● **Task instructions**: Line by line, repeat the data below exactly, beginning at the first line and ending at the line with "(378,76) rectangle (1366,303);". Omit pictures.

++++ Given information

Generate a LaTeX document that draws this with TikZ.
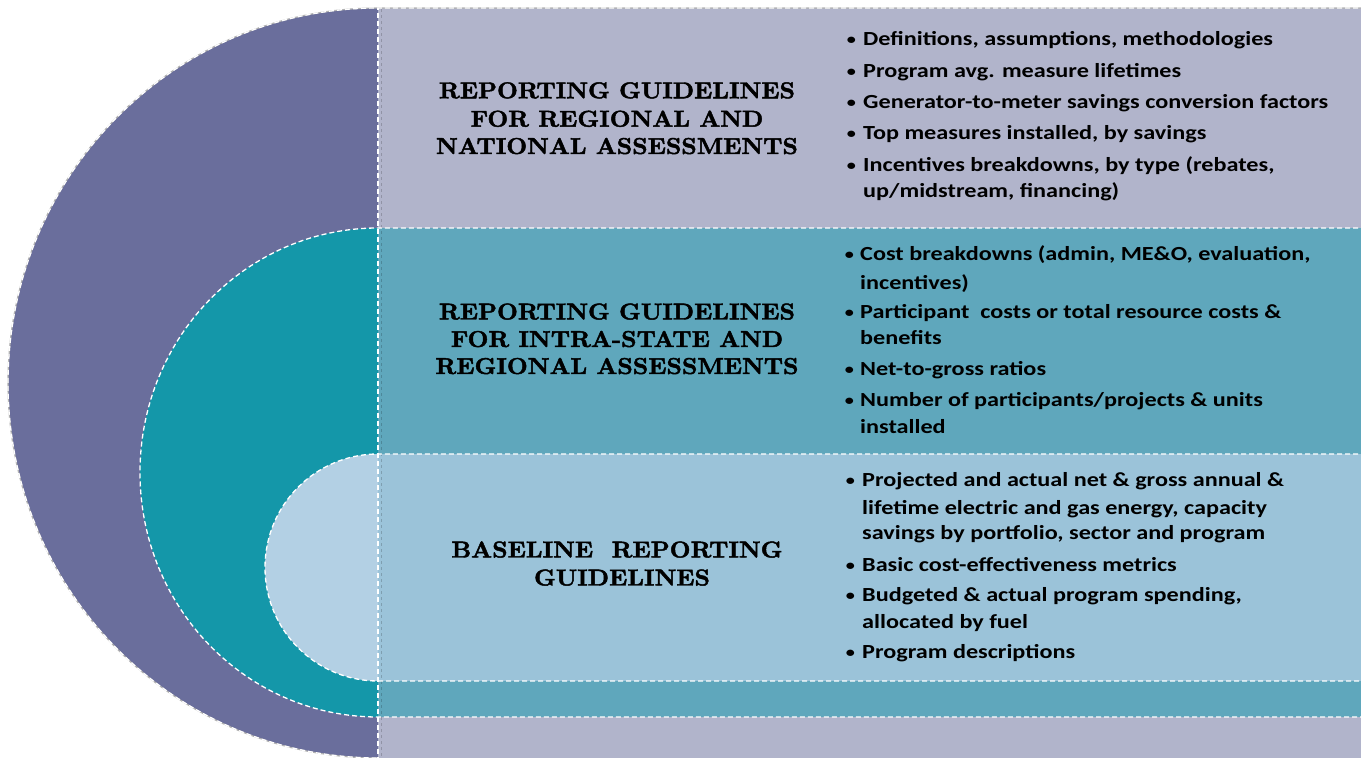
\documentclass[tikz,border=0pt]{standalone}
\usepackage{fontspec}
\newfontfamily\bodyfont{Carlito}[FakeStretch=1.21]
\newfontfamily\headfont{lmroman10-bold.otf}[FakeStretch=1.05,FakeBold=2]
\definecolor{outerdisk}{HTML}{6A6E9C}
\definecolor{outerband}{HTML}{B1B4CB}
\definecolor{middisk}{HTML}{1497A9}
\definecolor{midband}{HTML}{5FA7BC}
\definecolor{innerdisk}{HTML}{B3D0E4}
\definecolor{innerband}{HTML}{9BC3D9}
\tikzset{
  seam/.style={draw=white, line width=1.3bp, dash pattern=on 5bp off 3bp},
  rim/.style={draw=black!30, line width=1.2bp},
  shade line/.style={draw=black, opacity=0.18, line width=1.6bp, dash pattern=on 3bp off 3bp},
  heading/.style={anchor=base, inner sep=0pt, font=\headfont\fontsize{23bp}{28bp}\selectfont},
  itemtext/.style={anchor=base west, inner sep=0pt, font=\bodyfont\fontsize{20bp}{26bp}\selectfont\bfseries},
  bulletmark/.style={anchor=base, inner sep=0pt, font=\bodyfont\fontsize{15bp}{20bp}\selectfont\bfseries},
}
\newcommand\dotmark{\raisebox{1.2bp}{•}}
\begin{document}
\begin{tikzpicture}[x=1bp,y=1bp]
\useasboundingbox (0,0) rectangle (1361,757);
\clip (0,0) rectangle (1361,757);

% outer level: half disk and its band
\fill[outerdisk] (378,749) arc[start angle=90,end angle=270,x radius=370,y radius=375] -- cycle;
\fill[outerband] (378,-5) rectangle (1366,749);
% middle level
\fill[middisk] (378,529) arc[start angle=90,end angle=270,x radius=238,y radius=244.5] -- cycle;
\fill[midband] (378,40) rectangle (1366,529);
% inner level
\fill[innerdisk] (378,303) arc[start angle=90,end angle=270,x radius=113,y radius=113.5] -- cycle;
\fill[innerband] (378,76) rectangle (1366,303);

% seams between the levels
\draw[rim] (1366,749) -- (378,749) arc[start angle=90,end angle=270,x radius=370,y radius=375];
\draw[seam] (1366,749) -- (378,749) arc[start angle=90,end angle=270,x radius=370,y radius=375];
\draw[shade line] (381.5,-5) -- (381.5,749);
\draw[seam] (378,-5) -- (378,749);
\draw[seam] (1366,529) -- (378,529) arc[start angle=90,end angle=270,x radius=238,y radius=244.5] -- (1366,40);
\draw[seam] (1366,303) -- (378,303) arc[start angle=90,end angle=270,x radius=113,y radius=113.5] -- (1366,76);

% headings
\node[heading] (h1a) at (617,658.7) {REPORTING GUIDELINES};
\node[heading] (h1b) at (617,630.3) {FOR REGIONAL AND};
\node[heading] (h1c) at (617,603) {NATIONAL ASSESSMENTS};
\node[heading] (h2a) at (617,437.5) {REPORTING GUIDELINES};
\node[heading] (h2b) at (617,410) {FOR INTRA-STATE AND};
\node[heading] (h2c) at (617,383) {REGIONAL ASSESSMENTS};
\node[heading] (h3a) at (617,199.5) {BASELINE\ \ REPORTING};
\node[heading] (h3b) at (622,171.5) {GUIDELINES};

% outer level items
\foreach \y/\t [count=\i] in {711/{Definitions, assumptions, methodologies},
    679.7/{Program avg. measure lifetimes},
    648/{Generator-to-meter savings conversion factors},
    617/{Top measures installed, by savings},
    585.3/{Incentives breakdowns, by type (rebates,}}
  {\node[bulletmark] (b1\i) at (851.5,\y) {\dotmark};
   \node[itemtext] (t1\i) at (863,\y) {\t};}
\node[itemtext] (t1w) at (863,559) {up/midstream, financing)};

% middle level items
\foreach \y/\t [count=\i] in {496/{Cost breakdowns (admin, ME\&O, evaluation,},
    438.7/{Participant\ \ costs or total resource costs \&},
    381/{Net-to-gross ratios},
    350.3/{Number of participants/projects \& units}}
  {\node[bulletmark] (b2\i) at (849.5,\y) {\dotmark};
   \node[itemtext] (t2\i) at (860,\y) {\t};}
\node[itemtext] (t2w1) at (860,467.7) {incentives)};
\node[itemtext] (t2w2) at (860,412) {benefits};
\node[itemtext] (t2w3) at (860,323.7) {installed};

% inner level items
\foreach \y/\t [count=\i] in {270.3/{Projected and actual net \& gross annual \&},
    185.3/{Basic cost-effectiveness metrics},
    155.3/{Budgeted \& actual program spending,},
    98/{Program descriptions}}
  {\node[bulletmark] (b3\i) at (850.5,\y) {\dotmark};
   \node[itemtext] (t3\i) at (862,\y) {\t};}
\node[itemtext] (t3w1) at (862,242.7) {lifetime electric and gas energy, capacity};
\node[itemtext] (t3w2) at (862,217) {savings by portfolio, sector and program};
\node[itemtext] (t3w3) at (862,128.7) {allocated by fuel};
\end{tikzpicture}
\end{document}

++++++++

● **Exercise solution**:
Generate a LaTeX document that draws this with TikZ.
\documentclass[tikz,border=0pt]{standalone}
\usepackage{fontspec}
\newfontfamily\bodyfont{Carlito}[FakeStretch=1.21]
\newfontfamily\headfont{lmroman10-bold.otf}[FakeStretch=1.05,FakeBold=2]
\definecolor{outerdisk}{HTML}{6A6E9C}
\definecolor{outerband}{HTML}{B1B4CB}
\definecolor{middisk}{HTML}{1497A9}
\definecolor{midband}{HTML}{5FA7BC}
\definecolor{innerdisk}{HTML}{B3D0E4}
\definecolor{innerband}{HTML}{9BC3D9}
\tikzset{
  seam/.style={draw=white, line width=1.3bp, dash pattern=on 5bp off 3bp},
  rim/.style={draw=black!30, line width=1.2bp},
  shade line/.style={draw=black, opacity=0.18, line width=1.6bp, dash pattern=on 3bp off 3bp},
  heading/.style={anchor=base, inner sep=0pt, font=\headfont\fontsize{23bp}{28bp}\selectfont},
  itemtext/.style={anchor=base west, inner sep=0pt, font=\bodyfont\fontsize{20bp}{26bp}\selectfont\bfseries},
  bulletmark/.style={anchor=base, inner sep=0pt, font=\bodyfont\fontsize{15bp}{20bp}\selectfont\bfseries},
}
\newcommand\dotmark{\raisebox{1.2bp}{•}}
\begin{document}
\begin{tikzpicture}[x=1bp,y=1bp]
\useasboundingbox (0,0) rectangle (1361,757);
\clip (0,0) rectangle (1361,757);

% outer level: half disk and its band
\fill[outerdisk] (378,749) arc[start angle=90,end angle=270,x radius=370,y radius=375] -- cycle;
\fill[outerband] (378,-5) rectangle (1366,749);
% middle level
\fill[middisk] (378,529) arc[start angle=90,end angle=270,x radius=238,y radius=244.5] -- cycle;
\fill[midband] (378,40) rectangle (1366,529);
% inner level
\fill[innerdisk] (378,303) arc[start angle=90,end angle=270,x radius=113,y radius=113.5] -- cycle;
\fill[innerband] (378,76) rectangle (1366,303);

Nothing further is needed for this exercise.